--- SUPPLIED DATA ---

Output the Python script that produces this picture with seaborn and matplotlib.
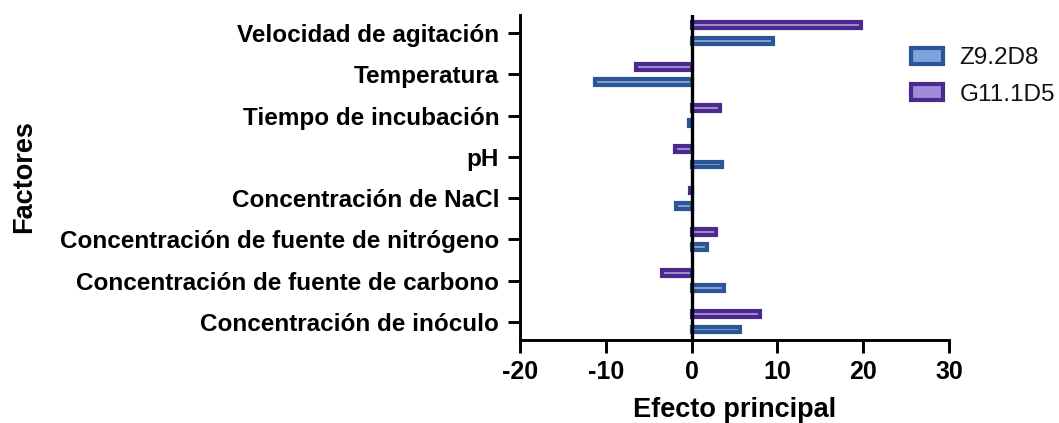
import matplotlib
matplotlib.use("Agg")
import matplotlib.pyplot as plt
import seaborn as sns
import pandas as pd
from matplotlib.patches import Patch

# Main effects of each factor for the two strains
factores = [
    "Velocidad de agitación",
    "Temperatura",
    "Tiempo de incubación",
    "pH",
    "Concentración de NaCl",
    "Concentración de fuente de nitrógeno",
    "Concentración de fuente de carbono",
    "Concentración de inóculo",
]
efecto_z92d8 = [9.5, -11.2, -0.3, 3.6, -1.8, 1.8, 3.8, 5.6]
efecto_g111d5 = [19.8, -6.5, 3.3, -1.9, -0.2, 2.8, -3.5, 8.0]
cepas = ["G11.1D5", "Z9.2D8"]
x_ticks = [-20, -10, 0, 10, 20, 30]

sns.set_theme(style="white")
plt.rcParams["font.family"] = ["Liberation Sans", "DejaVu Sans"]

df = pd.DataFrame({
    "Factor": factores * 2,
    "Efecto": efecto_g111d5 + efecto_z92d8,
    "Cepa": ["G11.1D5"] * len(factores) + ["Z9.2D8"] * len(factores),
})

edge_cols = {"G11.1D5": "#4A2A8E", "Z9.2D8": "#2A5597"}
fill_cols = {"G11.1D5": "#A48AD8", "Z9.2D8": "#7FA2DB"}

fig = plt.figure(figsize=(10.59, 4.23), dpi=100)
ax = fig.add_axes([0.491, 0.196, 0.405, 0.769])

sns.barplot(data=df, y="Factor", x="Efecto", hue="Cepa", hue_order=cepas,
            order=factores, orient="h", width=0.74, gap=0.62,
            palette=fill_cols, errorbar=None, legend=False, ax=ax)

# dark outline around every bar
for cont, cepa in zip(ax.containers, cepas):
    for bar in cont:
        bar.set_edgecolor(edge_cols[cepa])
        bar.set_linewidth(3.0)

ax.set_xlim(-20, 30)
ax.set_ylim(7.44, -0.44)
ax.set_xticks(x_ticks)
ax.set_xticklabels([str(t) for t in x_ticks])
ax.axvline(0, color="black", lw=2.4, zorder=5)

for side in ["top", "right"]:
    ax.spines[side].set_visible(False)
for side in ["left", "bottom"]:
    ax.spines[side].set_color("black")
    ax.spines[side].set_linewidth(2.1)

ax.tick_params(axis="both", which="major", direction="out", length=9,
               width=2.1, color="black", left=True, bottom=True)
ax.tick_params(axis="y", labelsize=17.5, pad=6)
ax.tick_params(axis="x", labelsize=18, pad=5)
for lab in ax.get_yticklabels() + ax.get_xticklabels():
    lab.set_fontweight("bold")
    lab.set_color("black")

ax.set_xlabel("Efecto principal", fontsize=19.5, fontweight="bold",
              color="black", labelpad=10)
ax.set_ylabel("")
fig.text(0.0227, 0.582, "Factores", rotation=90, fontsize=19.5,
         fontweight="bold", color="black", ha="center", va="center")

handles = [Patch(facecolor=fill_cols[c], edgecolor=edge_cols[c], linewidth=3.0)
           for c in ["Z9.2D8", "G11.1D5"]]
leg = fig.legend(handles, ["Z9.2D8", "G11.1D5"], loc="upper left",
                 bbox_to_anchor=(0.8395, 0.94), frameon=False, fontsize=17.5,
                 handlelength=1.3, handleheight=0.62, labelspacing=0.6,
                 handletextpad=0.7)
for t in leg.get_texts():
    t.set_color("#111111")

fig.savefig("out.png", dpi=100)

---

Quote the listing above in full, except for the pictures.

▸ **TASK ANSWER**
Output the Python script that produces this picture with seaborn and matplotlib.
import matplotlib
matplotlib.use("Agg")
import matplotlib.pyplot as plt
import seaborn as sns
import pandas as pd
from matplotlib.patches import Patch

# Main effects of each factor for the two strains
factores = [
    "Velocidad de agitación",
    "Temperatura",
    "Tiempo de incubación",
    "pH",
    "Concentración de NaCl",
    "Concentración de fuente de nitrógeno",
    "Concentración de fuente de carbono",
    "Concentración de inóculo",
]
efecto_z92d8 = [9.5, -11.2, -0.3, 3.6, -1.8, 1.8, 3.8, 5.6]
efecto_g111d5 = [19.8, -6.5, 3.3, -1.9, -0.2, 2.8, -3.5, 8.0]
cepas = ["G11.1D5", "Z9.2D8"]
x_ticks = [-20, -10, 0, 10, 20, 30]

sns.set_theme(style="white")
plt.rcParams["font.family"] = ["Liberation Sans", "DejaVu Sans"]

df = pd.DataFrame({
    "Factor": factores * 2,
    "Efecto": efecto_g111d5 + efecto_z92d8,
    "Cepa": ["G11.1D5"] * len(factores) + ["Z9.2D8"] * len(factores),
})

edge_cols = {"G11.1D5": "#4A2A8E", "Z9.2D8": "#2A5597"}
fill_cols = {"G11.1D5": "#A48AD8", "Z9.2D8": "#7FA2DB"}

fig = plt.figure(figsize=(10.59, 4.23), dpi=100)
ax = fig.add_axes([0.491, 0.196, 0.405, 0.769])

sns.barplot(data=df, y="Factor", x="Efecto", hue="Cepa", hue_order=cepas,
            order=factores, orient="h", width=0.74, gap=0.62,
            palette=fill_cols, errorbar=None, legend=False, ax=ax)

# dark outline around every bar
for cont, cepa in zip(ax.containers, cepas):
    for bar in cont:
        bar.set_edgecolor(edge_cols[cepa])
        bar.set_linewidth(3.0)

ax.set_xlim(-20, 30)
ax.set_ylim(7.44, -0.44)
ax.set_xticks(x_ticks)
ax.set_xticklabels([str(t) for t in x_ticks])
ax.axvline(0, color="black", lw=2.4, zorder=5)

for side in ["top", "right"]:
    ax.spines[side].set_visible(False)
for side in ["left", "bottom"]:
    ax.spines[side].set_color("black")
    ax.spines[side].set_linewidth(2.1)

ax.tick_params(axis="both", which="major", direction="out", length=9,
               width=2.1, color="black", left=True, bottom=True)
ax.tick_params(axis="y", labelsize=17.5, pad=6)
ax.tick_params(axis="x", labelsize=18, pad=5)
for lab in ax.get_yticklabels() + ax.get_xticklabels():
    lab.set_fontweight("bold")
    lab.set_color("black")

ax.set_xlabel("Efecto principal", fontsize=19.5, fontweight="bold",
              color="black", labelpad=10)
ax.set_ylabel("")
fig.text(0.0227, 0.582, "Factores", rotation=90, fontsize=19.5,
         fontweight="bold", color="black", ha="center", va="center")

handles = [Patch(facecolor=fill_cols[c], edgecolor=edge_cols[c], linewidth=3.0)
           for c in ["Z9.2D8", "G11.1D5"]]
leg = fig.legend(handles, ["Z9.2D8", "G11.1D5"], loc="upper left",
                 bbox_to_anchor=(0.8395, 0.94), frameon=False, fontsize=17.5,
                 handlelength=1.3, handleheight=0.62, labelspacing=0.6,
                 handletextpad=0.7)
for t in leg.get_texts():
    t.set_color("#111111")

fig.savefig("out.png", dpi=100)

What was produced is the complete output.